*** EXERCISE DATA ***

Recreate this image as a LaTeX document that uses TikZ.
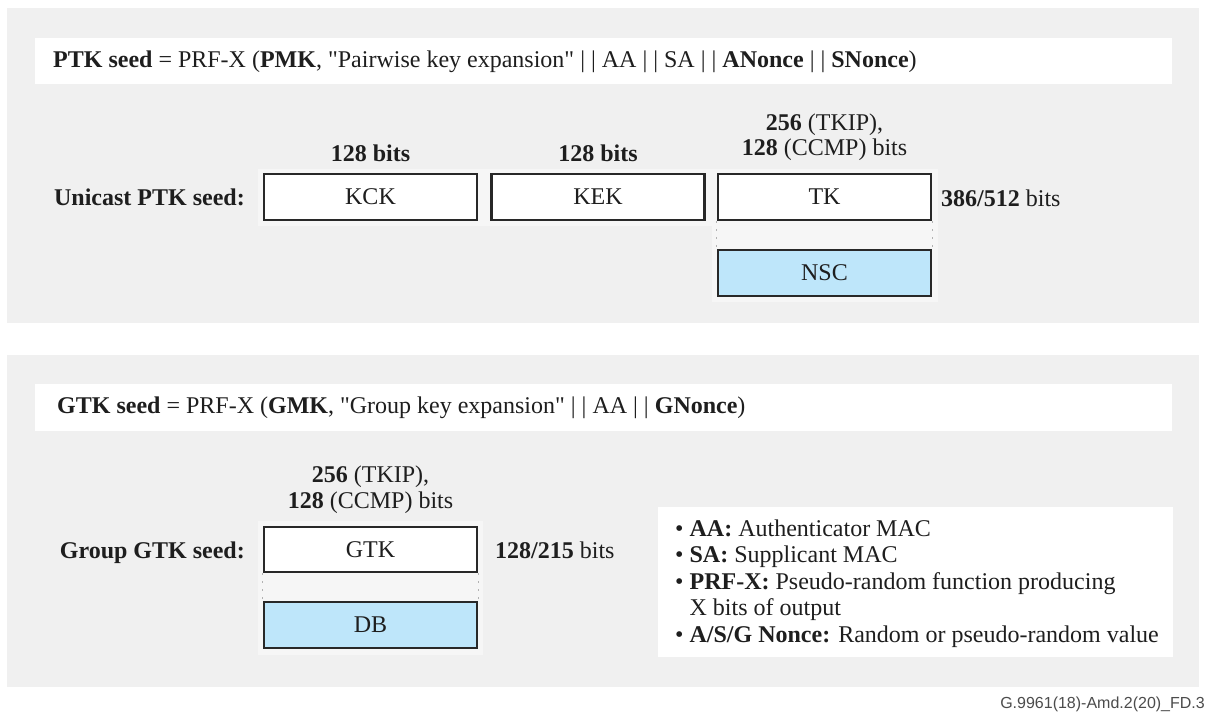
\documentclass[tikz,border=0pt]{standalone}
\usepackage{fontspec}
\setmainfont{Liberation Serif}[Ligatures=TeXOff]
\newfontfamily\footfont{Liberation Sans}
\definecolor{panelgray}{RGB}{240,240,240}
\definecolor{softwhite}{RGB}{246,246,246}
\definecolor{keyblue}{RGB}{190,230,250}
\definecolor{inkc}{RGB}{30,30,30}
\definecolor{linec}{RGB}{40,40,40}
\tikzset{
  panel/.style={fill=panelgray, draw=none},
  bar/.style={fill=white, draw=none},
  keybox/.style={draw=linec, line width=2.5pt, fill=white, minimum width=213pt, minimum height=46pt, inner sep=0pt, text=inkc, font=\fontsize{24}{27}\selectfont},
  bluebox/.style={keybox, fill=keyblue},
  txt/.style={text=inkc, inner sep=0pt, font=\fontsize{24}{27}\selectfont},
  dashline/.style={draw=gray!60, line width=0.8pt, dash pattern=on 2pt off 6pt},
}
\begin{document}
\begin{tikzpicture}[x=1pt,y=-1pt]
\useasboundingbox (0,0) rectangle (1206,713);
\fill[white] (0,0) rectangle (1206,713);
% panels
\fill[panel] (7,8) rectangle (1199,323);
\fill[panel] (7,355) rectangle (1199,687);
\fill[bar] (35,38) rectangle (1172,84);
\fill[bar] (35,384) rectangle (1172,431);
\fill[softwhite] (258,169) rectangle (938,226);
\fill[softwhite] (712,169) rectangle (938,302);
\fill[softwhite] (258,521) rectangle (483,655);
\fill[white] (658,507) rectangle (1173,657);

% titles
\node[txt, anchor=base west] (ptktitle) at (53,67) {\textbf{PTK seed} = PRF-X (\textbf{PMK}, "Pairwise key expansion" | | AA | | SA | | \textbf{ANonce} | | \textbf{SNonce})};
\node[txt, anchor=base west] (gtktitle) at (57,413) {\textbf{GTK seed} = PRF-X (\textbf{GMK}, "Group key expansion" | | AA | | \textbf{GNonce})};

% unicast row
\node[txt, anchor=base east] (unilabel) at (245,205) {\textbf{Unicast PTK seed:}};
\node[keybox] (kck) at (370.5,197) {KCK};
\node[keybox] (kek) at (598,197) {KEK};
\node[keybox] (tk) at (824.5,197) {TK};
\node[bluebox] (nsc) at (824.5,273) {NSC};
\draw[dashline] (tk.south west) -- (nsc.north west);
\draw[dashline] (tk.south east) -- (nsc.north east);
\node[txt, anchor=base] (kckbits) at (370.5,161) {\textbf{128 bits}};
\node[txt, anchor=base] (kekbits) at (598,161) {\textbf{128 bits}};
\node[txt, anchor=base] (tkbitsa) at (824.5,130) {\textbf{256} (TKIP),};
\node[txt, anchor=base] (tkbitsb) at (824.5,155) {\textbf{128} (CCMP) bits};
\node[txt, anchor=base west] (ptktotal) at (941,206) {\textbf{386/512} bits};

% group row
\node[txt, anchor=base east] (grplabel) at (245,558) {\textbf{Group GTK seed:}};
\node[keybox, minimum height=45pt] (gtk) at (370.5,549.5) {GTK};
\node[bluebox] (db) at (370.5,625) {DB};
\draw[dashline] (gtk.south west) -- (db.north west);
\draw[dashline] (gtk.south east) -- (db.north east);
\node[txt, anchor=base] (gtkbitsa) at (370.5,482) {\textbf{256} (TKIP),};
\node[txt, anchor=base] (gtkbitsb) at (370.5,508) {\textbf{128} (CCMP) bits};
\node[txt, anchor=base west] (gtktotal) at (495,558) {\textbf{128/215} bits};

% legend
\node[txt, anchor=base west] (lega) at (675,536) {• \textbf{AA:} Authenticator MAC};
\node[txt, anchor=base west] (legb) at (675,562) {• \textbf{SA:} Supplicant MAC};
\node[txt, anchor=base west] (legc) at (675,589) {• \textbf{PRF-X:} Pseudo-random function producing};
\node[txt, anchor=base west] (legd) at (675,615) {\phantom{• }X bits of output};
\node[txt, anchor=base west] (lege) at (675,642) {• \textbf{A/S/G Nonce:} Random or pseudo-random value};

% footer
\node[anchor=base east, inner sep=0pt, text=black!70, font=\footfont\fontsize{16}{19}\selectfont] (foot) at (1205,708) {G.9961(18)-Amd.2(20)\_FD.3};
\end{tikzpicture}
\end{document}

***
*** EXERCISE DATA ***

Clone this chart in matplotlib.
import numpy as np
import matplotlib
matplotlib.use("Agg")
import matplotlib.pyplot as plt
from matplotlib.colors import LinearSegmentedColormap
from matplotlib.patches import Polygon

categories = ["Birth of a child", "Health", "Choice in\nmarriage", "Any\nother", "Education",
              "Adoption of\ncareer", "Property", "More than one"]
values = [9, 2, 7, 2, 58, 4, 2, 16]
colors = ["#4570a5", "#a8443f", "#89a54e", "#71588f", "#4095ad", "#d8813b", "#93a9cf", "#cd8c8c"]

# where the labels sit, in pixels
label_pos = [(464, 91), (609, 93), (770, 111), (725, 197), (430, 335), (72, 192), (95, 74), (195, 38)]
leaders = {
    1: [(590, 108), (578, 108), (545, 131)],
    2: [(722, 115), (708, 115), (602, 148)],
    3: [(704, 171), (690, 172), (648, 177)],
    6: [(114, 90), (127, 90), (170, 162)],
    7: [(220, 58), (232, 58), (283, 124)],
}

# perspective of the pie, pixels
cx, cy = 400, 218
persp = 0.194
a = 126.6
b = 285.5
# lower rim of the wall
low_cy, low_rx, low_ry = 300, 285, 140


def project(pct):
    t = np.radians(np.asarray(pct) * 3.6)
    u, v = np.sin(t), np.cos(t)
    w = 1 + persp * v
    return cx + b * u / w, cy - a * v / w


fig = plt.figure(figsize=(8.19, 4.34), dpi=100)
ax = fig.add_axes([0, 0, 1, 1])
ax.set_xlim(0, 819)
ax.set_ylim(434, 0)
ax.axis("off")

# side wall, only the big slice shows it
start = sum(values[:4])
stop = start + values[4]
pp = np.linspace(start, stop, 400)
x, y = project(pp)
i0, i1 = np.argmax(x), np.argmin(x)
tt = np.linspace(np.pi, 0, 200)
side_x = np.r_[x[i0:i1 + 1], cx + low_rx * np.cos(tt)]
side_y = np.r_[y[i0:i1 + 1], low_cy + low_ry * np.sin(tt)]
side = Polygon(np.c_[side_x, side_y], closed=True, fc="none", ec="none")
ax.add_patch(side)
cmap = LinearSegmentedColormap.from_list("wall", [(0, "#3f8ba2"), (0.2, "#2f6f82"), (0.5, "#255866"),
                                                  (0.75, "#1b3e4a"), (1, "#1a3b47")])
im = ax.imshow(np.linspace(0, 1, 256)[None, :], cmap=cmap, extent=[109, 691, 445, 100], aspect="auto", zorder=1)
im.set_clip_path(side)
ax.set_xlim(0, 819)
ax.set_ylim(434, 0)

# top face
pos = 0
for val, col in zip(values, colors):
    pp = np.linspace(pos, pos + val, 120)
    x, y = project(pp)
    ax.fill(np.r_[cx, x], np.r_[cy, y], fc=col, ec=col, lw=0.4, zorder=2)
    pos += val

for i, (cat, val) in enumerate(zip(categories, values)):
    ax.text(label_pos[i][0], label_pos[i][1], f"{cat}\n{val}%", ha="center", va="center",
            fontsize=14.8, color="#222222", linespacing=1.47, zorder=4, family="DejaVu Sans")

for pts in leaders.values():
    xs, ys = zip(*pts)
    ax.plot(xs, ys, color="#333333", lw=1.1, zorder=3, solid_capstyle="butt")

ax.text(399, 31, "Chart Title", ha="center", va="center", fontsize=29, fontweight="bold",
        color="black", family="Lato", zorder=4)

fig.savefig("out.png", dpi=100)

***
*** EXERCISE DATA ***

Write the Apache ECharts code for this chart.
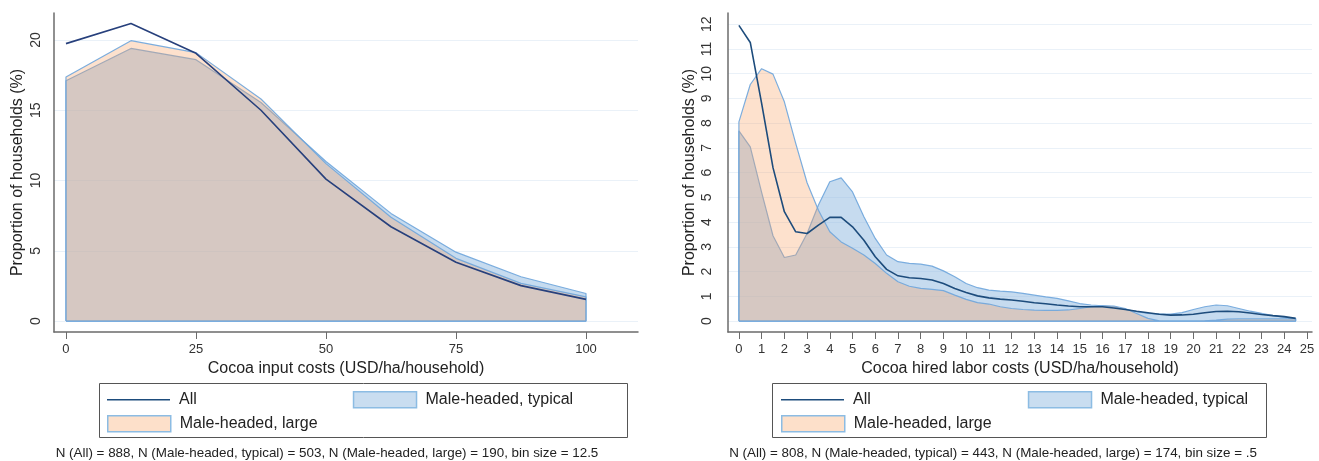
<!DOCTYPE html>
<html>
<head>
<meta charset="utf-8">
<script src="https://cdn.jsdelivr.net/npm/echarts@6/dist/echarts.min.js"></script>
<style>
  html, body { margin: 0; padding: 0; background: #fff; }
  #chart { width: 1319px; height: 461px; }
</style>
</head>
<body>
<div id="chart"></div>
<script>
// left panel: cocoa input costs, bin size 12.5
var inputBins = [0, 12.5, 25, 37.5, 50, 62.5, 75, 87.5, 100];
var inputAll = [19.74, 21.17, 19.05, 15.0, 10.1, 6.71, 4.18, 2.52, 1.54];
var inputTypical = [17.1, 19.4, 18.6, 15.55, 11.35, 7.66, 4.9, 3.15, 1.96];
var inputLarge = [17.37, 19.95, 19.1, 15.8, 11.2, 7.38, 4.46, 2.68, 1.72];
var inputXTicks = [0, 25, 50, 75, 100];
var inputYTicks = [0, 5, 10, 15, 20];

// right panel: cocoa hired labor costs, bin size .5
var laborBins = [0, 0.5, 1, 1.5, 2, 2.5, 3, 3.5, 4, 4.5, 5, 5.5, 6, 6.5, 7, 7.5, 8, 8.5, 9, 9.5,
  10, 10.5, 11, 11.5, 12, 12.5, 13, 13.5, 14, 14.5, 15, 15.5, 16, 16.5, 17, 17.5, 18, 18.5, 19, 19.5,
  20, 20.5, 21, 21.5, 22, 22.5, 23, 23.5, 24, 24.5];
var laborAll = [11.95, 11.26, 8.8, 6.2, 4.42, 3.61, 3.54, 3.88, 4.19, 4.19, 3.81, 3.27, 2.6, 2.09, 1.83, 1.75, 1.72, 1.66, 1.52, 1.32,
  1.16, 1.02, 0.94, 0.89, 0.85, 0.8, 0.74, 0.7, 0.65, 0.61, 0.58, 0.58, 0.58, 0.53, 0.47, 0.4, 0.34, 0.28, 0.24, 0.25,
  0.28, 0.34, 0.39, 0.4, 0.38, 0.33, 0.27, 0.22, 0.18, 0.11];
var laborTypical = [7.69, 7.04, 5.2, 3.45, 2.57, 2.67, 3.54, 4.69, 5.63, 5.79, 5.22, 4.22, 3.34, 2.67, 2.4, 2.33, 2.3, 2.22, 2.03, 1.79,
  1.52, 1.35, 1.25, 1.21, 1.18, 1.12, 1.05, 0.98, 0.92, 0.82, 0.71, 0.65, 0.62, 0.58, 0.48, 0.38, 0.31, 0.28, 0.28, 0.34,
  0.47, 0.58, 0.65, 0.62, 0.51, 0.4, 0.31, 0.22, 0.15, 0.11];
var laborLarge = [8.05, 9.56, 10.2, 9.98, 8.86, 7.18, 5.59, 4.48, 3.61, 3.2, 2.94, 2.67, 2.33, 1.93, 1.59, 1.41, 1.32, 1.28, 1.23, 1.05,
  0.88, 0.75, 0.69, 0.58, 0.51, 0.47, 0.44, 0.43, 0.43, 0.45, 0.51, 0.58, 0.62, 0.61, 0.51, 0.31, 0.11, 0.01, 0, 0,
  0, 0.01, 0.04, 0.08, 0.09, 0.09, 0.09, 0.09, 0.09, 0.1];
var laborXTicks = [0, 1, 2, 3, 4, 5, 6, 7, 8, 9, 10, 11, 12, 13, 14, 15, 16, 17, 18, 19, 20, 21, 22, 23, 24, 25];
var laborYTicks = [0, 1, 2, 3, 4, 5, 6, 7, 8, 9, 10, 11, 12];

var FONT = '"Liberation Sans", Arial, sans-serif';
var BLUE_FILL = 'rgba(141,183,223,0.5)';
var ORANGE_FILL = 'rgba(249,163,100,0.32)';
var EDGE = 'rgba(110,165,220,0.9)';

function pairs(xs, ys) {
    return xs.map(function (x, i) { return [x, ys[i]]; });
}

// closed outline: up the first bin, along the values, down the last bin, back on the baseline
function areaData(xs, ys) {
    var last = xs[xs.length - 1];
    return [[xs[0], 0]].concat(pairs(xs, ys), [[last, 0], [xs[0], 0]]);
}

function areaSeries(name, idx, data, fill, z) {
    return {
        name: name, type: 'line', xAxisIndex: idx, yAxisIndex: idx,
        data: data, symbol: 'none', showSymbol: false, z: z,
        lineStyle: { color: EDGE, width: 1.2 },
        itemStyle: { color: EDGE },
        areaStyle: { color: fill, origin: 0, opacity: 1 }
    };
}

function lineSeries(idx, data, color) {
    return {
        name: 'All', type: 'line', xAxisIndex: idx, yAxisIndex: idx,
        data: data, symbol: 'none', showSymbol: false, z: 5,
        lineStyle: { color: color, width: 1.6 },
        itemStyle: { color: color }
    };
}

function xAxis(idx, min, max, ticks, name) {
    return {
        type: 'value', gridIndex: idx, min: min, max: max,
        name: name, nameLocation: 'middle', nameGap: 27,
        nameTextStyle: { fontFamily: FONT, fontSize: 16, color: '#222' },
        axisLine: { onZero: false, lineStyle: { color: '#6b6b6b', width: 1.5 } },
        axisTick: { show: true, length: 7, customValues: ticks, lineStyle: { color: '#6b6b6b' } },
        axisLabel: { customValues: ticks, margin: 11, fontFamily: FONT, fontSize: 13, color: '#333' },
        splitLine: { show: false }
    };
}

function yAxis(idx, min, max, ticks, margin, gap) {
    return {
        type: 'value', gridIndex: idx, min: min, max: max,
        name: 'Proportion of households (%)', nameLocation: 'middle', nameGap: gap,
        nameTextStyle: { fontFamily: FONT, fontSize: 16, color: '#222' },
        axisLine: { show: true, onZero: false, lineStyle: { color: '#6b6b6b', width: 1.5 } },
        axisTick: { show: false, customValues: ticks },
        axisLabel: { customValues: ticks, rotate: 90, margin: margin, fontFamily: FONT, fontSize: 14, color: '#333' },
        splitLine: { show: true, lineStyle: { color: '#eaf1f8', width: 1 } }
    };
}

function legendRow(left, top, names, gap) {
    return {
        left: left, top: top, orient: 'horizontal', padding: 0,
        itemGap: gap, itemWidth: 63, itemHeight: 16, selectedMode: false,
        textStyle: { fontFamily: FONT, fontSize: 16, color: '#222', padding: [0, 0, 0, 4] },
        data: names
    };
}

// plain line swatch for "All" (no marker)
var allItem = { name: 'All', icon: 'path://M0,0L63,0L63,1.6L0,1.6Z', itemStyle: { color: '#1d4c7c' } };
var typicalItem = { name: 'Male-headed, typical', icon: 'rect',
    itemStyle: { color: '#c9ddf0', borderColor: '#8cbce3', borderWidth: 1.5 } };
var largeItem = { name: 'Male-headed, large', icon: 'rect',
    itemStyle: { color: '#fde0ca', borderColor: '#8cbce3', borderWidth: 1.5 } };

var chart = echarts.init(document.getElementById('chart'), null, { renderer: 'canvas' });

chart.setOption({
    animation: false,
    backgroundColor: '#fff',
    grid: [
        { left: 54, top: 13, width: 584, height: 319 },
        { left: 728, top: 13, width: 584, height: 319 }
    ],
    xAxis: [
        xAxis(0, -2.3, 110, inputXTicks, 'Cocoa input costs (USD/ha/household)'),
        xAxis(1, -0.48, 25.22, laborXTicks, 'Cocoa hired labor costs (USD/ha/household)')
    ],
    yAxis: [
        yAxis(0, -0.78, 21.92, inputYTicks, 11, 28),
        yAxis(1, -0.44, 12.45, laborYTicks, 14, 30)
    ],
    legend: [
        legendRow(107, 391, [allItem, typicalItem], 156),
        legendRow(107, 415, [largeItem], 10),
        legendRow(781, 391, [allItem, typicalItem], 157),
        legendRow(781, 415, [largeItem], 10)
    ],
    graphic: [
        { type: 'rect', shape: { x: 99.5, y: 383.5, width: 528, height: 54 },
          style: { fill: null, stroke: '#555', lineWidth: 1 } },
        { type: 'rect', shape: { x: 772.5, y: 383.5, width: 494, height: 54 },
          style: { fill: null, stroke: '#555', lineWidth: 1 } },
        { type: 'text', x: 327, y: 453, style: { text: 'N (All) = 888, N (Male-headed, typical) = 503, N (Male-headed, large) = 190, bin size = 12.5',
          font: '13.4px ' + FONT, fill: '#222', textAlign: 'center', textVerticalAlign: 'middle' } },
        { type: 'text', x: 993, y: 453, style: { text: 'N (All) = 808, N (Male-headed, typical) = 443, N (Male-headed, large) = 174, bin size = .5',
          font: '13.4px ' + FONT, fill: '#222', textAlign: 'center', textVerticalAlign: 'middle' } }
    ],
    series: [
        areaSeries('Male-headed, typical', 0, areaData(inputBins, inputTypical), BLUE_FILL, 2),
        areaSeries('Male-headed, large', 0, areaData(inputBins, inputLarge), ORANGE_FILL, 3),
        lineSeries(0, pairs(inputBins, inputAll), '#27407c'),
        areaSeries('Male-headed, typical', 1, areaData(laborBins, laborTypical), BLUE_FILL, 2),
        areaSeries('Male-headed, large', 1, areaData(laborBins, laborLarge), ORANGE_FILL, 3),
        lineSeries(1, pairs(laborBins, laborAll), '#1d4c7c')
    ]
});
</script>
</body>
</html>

***

## SET TASK
Keep to the lines above from the line with "Write the Apache ECharts code for this chart." to the line with "var inputYTicks = [0, 5, 10, 15, 20];", and set down exactly those, inclusive, with nothing else and every picture left out.

## ANSWER
Write the Apache ECharts code for this chart.
<!DOCTYPE html>
<html>
<head>
<meta charset="utf-8">
<script src="https://cdn.jsdelivr.net/npm/echarts@6/dist/echarts.min.js"></script>
<style>
  html, body { margin: 0; padding: 0; background: #fff; }
  #chart { width: 1319px; height: 461px; }
</style>
</head>
<body>
<div id="chart"></div>
<script>
// left panel: cocoa input costs, bin size 12.5
var inputBins = [0, 12.5, 25, 37.5, 50, 62.5, 75, 87.5, 100];
var inputAll = [19.74, 21.17, 19.05, 15.0, 10.1, 6.71, 4.18, 2.52, 1.54];
var inputTypical = [17.1, 19.4, 18.6, 15.55, 11.35, 7.66, 4.9, 3.15, 1.96];
var inputLarge = [17.37, 19.95, 19.1, 15.8, 11.2, 7.38, 4.46, 2.68, 1.72];
var inputXTicks = [0, 25, 50, 75, 100];
var inputYTicks = [0, 5, 10, 15, 20];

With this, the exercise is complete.